«Не может быть сомнения в его добросовестном отношении к своим служебным обязанностям: свидетельством этому является его выдвижение на ответственный пост управляющего союзным трестом, — уверяли авторы. — Не исключено, — допускали они, — что в своей служебной деятельности тов. Филиппов мог иметь серьезные промахи, способствовавшие возможности преступных действий со стороны подчиненных ему лиц. («Боровца топят, — мелькнуло у Пантюхова. — Приносят в жертву барана.») Однако мы не допускаем преднамеренности с его стороны в этом. И, тем более, не допускаем даже мысли о возможности сознательного соучастия его в преступлении. Считаем, что Филиппов Степан Григорьевич не может быть социально опасным человеком для нашего общества и просим освободить его под денежный залог».
Над каждой отпечатанной фамилией поручателя стояла роспись. А через тире помещались, занимавшие по две, а то и по три строки, их громкие титулы с указанием московского адреса.
Стояли последние февральские денечки. В Новосибирск пришла, ворвалась весна. На залитых ярким весенним солнцем рекламных киноафишах, вывешенных на боковой стене здания областной прокуратуры, весело чирикали отогревшиеся воробьи.
Выйдя из прокуратуры (его вызывал для очередной пропесочки Гинзбург), Пантюхов невольно задержался взглядом на киноафише: шел новый широкоформатный фильм «Освобождение». Он любил военные фильмы. С огромным удовольствием сходил бы и на этот, но... ему сейчас не до фильма, не до скачущих по согреваемой солнцем земле воробьев и, честно говоря, вообще не до весны.
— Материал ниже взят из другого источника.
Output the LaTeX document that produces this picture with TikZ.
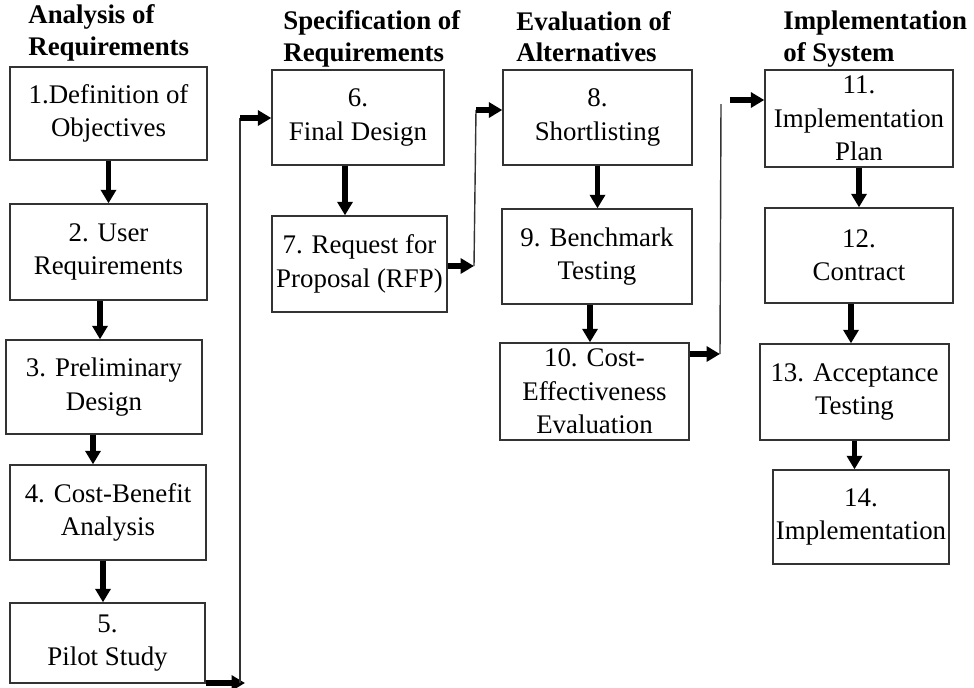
\documentclass[tikz,border=0pt]{standalone}
\usepackage{fontspec}
\setmainfont{Liberation Serif}
\usetikzlibrary{arrows.meta,positioning}

\begin{document}
\begin{tikzpicture}[x=0.02cm,y=-0.02cm,
		stage/.style={draw=black!80,line width=0.8pt,align=center,inner sep=0pt,font=\fontsize{15.3}{19}\selectfont},
		head/.style={anchor=west,align=left,inner sep=0pt,font=\fontsize{15.3}{17.8}\selectfont\bfseries},
		flow/.style={line width=3.3pt,-{Triangle[length=0.27cm,width=0.3cm]}},
		link/.style={line width=0.8pt,black!80}]
		\useasboundingbox (0,0) rectangle (974,687);
		
		% headings
		\node[head] (h1) at (28,33) {Analysis of\\Requirements};
		\node[head] (h2) at (283,39) {Specification of\\Requirements};
		\node[head] (h3) at (516,37) {Evaluation of\\Alternatives};
		\node[head] (h4) at (783,39) {Implementation\\of System};
		
		% stages
		\node[stage,minimum width=3.94cm,minimum height=1.86cm] (1) at (108.5,113.5) {1.Definition of\\Objectives};
		\node[stage,minimum width=3.94cm,minimum height=1.92cm] (2) at (108.5,252) {2. User\\Requirements};
		\node[stage,minimum width=3.92cm,minimum height=1.88cm] (3) at (104,387) {3. Preliminary\\Design};
		\node[stage,minimum width=3.92cm,minimum height=1.9cm] (4) at (108,512.5) {4. Cost-Benefit\\Analysis};
		\node[stage,minimum width=3.9cm,minimum height=1.6cm] (5) at (107.5,643) {5.\\Pilot Study};
		
		\node[stage,minimum width=3.44cm,minimum height=1.9cm] (6) at (358,117.5) {6.\\Final Design};
		\node[stage,minimum width=3.5cm,minimum height=1.92cm] (7) at (359.5,264) {7. Request for\\Proposal (RFP)};
		
		\node[stage,minimum width=3.78cm,minimum height=1.9cm] (8) at (597.5,117.5) {8.\\Shortlisting};
		\node[stage,minimum width=3.8cm,minimum height=1.9cm] (9) at (597,256.5) {9. Benchmark\\Testing};
		\node[stage,minimum width=3.78cm,minimum height=1.94cm] (10) at (594.5,391.5) {10. Cost-\\Effectiveness\\Evaluation};
		
		\node[stage,minimum width=3.76cm,minimum height=1.94cm] (11) at (859,118.5) {11.\\Implementation\\Plan};
		\node[stage,minimum width=3.76cm,minimum height=1.9cm] (12) at (859,255.5) {12.\\Contract};
		\node[stage,minimum width=3.78cm,minimum height=1.92cm] (13) at (854.5,392) {13. Acceptance\\Testing};
		\node[stage,minimum width=3.52cm,minimum height=1.88cm] (14) at (861,517) {14.\\Implementation};
		
		% arrows inside a column
		\draw[flow] (1.south) -- (1.south |- 2.north);
		\draw[flow] ([xshift=-0.17cm]2.south) -- ([xshift=-0.17cm]2.south |- 3.north);
		\draw[flow] ([xshift=-0.22cm]3.south) -- ([xshift=-0.22cm]3.south |- 4.north);
		\draw[flow] ([xshift=-0.1cm]4.south) -- ([xshift=-0.1cm]4.south |- 5.north);
		\draw[flow] ([xshift=-0.26cm]6.south) -- ([xshift=-0.26cm]6.south |- 7.north);
		\draw[flow] (8.south) -- (8.south |- 9.north);
		\draw[flow] ([xshift=-0.14cm]9.south) -- ([xshift=-0.14cm]9.south |- 10.north);
		\draw[flow] (11.south) -- (11.south |- 12.north);
		\draw[flow] ([xshift=-0.16cm]12.south) -- ([xshift=-0.16cm]12.south |- 13.north);
		\draw[flow] (13.south) -- (13.south |- 14.north);
		
		% links between columns
		\coordinate (a1) at (240,683);
		\coordinate (a2) at (240,118);
		\draw[flow] (5.east |- a1) -- ([xshift=0.1cm]a1);
		\draw[link] (a1) -- (a2);
		\draw[flow] (a2) -- (a2 -| 6.west);
		
		\coordinate (b1) at (474,266);
		\coordinate (b2) at (476,110);
		\draw[flow] (7.east |- b1) -- (b1);
		\draw[link] (b1) -- (b2);
		\draw[flow] (b2) -- (b2 -| 8.west);
		
		\coordinate (c1) at (720,354);
		\coordinate (c2) at (721,104);
		\coordinate (c3) at (730,100);
		\draw[flow] (10.east |- c1) -- (c1);
		\draw[link] (c1) -- (c2);
		\draw[flow] (c3) -- (c3 -| 11.west);
		\end{tikzpicture}
\end{document}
На душе было пасмурно и слякотно, одно слово — осень.
Филиппов находился на медицинском обследовании, а его защитники тем временем продолжали вести на следователя массированную атаку. Вернувшись из Москвы, Ярцев несколько раз заговаривал с Пантюховым об освобождении Филиппова. Намекал на затягивание сроков расследования. Потом последовал вызов от Гинзбурга в прокуратуру. А впереди еще намечалось общее собрание сотрудников следственного отдела, на котором Ярцев обещал поднять и его вопрос.
В прокуратуре капитану удалось отбиться пришедшим в голову весьма основательным доводом:
— Вы требуете освобождения управляющего, — заявил он вконец разгорячившемуся Виктору Львовичу, — но ведь не вы давали санкцию на его арест! Давала союзная прокуратура. Пусть она и отменит свое решение, — плоское лицо Гинзбурга перекосила гримаса раздражения.
Да, в прокуратуре удалось отбиться. А вот собрание стало для него чрезвычайным экзаменом на прочность. Состоялось оно вскоре после женского праздника. В Красном уголке собрался весь следственный отдел. Первым выступил заместитель по политической части с небольшим, запланированным в системе политучебы личного состава, докладом.
Замполит говорил об идейности советского человека вообще, а следователя — в особенности.
— Советский человек, воспитанный коммунистической партией, — человек нового социалистического склада, — явно цитировал замполит недавно напечатанную в «Правде» большую редакционную статью, — это самоотверженный труженик, мужественный и стойкий борец за коммунизм, — он поправил сбившийся набок галстук и откашлялся. — Именно идейная убежденность советских людей лежит в основе их высоких политических и моральных качеств. Именно с этих позиций следователь должен...
После замполита слово взял Ярцев. Подполковник охарактеризовал положение дел в отделе. Указал на недостатки в работе отдельных следователей. Кого-то похвалил, некоторых поправил. Затем перешел к вопросу о социалистическом соревновании.
Скорбно опустив голову, он с неподдельной горечью в голосе доложил собравшимся, что отдел в соревновании занимает, увы, далеко не ведущее место.